Bu yüzden övülüyorlar, zira oradan gelen talimatlarla hareket ediyorlar. Ve ekonomimizin gelişmesini yasaklayarak hareket etmeye devam ediyorlar. Yatırımları engelliyorlar ve dövizi ülke dışına itiyorlar. Orada herhangi bir para birimini doğrudan kote etmelerini sağlamak zor. Yuanın kote edilmesi iyi bir şey. Ama rupi henüz kote edilmedi. Rupi neden kote edilmiyor?

Başbakan Modi’nin Moskova’ya yapacağı ziyaretten sonra belki durum değişir?
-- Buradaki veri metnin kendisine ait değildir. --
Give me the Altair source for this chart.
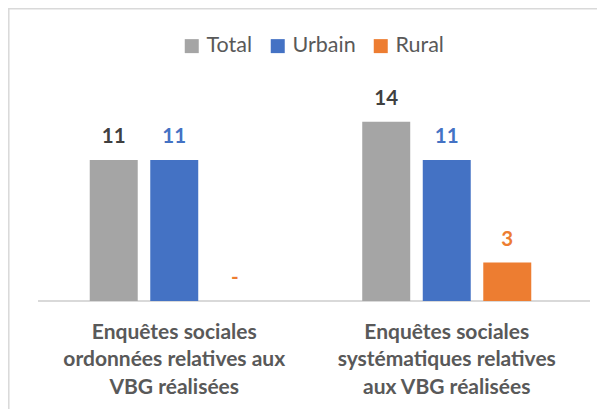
import altair as alt
import pandas as pd

categories = [
    "Enquêtes sociales\nordonnées relatives aux\nVBG réalisées",
    "Enquêtes sociales\nsystématiques relatives\naux VBG réalisées",
]
series = ["Total", "Urbain", "Rural"]
total = [11, 14]
urbain = [11, 11]
rural = [0, 3]

bar_colors = ["#A5A5A5", "#4472C4", "#ED7D31"]
label_colors = ["#404040", "#4472C4", "#ED7D31"]

rows = []
for i, c in enumerate(categories):
    for s, vals in zip(series, [total, urbain, rural]):
        v = vals[i]
        rows.append({"cat": c, "series": s, "value": v, "label": str(v) if v != 0 else "-"})
df = pd.DataFrame(rows)

FONT = "Lato"

x_enc = alt.X("cat:N", sort=categories, title=None,
              scale=alt.Scale(paddingInner=0, paddingOuter=0),
              axis=alt.Axis(labelExpr="split(datum.label, '\\n')", labelAngle=0,
                            labelFont=FONT, labelFontWeight="bold", labelFontSize=21,
                            labelColor="#595959", labelLineHeight=27.5, labelPadding=37,
                            labelLimit=0, ticks=False, domain=False, grid=False,
                            labelAlign="center", labelBaseline="alphabetic"))
xoff = alt.XOffset("series:N", sort=series,
                   scale=alt.Scale(paddingInner=0.207, paddingOuter=0.855))
y_enc = alt.Y("value:Q", scale=alt.Scale(domain=[0, 16]), axis=None, title=None)

base = alt.Chart(df)

bars = base.mark_bar().encode(
    x=x_enc, xOffset=xoff, y=y_enc,
    color=alt.Color("series:N", sort=series,
                    scale=alt.Scale(domain=series, range=bar_colors),
                    legend=alt.Legend(title=None, orient="none", legendX=143, legendY=-61,
                                      direction="horizontal", symbolType="square",
                                      symbolSize=196, symbolStrokeWidth=0,
                                      labelFont=FONT, labelFontSize=21.5,
                                      labelColor="#595959", labelOffset=4,
                                      columnPadding=14)),
)

texts = base.mark_text(font=FONT, fontWeight="bold", fontSize=20.5, dy=-17,
                       baseline="alphabetic").encode(
    x=x_enc, xOffset=xoff, y=y_enc,
    text="label:N",
    color=alt.Color("series:N", sort=series,
                    scale=alt.Scale(domain=series, range=label_colors), legend=None),
)

one = alt.Data(values=[{}])
baseline = alt.Chart(one).mark_rule(color="#D9D9D9", strokeWidth=2).encode(
    x=alt.value(0), x2=alt.value(552), y=alt.value(205))
border_top = alt.Chart(one).mark_rule(color="#D9D9D9", strokeWidth=1.5).encode(
    x=alt.value(-30), x2=alt.value(600), y=alt.value(-87.2))
border_left = alt.Chart(one).mark_rule(color="#D9D9D9", strokeWidth=1.5).encode(
    x=alt.value(-29.2), y=alt.value(-88), y2=alt.value(320))

chart = alt.layer(border_top, border_left, baseline, bars, texts).resolve_scale(
    color="independent"
).properties(
    width=545, height=205,
    autosize=alt.AutoSizeParams(type="none"),
    padding={"left": 30, "top": 88, "right": 14, "bottom": 108},
).configure_view(stroke=None)

chart.save("out.html", embed_options={"renderer": "svg", "actions": False})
Rupinin neden kote edilmediği hiç de açık değil. Çok büyük bir döviz akışı var. İhracatçıların satacak hiçbir yeri yok. Aslında para otoriteleri, aşırı ısınma ve aşırı döviz arzı hakkında her türlü peri masalını uydurarak ekonomimizin kalkınmasını engellemeye devam ediyor.
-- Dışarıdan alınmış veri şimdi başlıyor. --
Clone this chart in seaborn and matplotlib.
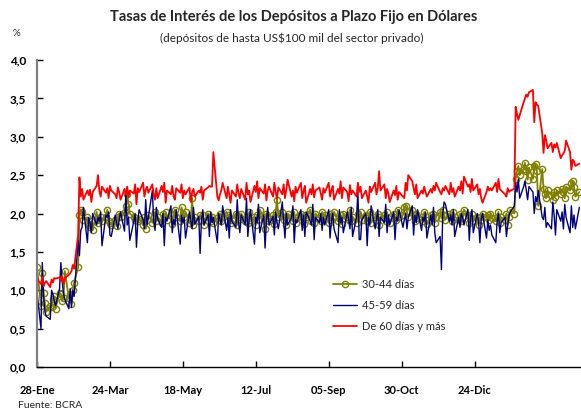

Dolar ve avro cinsinden değil ama diğer para birimleri cinsinden devasa bir sermaye kaçışı devam ediyor. Ve yıllardır içinde sallanıp durduğumuz kısır döngüyü iktisadi refah döngüsüne dönüştürecek yatırımlardan feci şekilde yoksunuz. Bunun için ucuz kredilere, üretken yatırımları finanse edecek, ülkenin stratejik planları, Devlet Başkanı’nın açıkladığı öncelikler doğrultusunda hedefli kredilere ihtiyacımız var. Hem bilim ve teknoloji politikası hem de kalkınma hızı açısından bu önemli.

Milli ölçütlerimiz siyasi olarak formüle edildi.

Ancak bu talimatlar için para yok. Sadece bütçe var. Ve bütçe iktisadi politikanın ana aracı değildir. Bütçenin başka pek çok görevi vardır. İktisadi politikanın ana aracı kredidir, bütçe değil. Stratejik planların ve ülke liderliği tarafından belirlenen siyasi hedeflerin ana uygulayıcıları bankalar olmalıdır. Bankalar, ekonominin hızla kalkınacağı yönlerde kredi vermelidir, bu yönler görülebilir.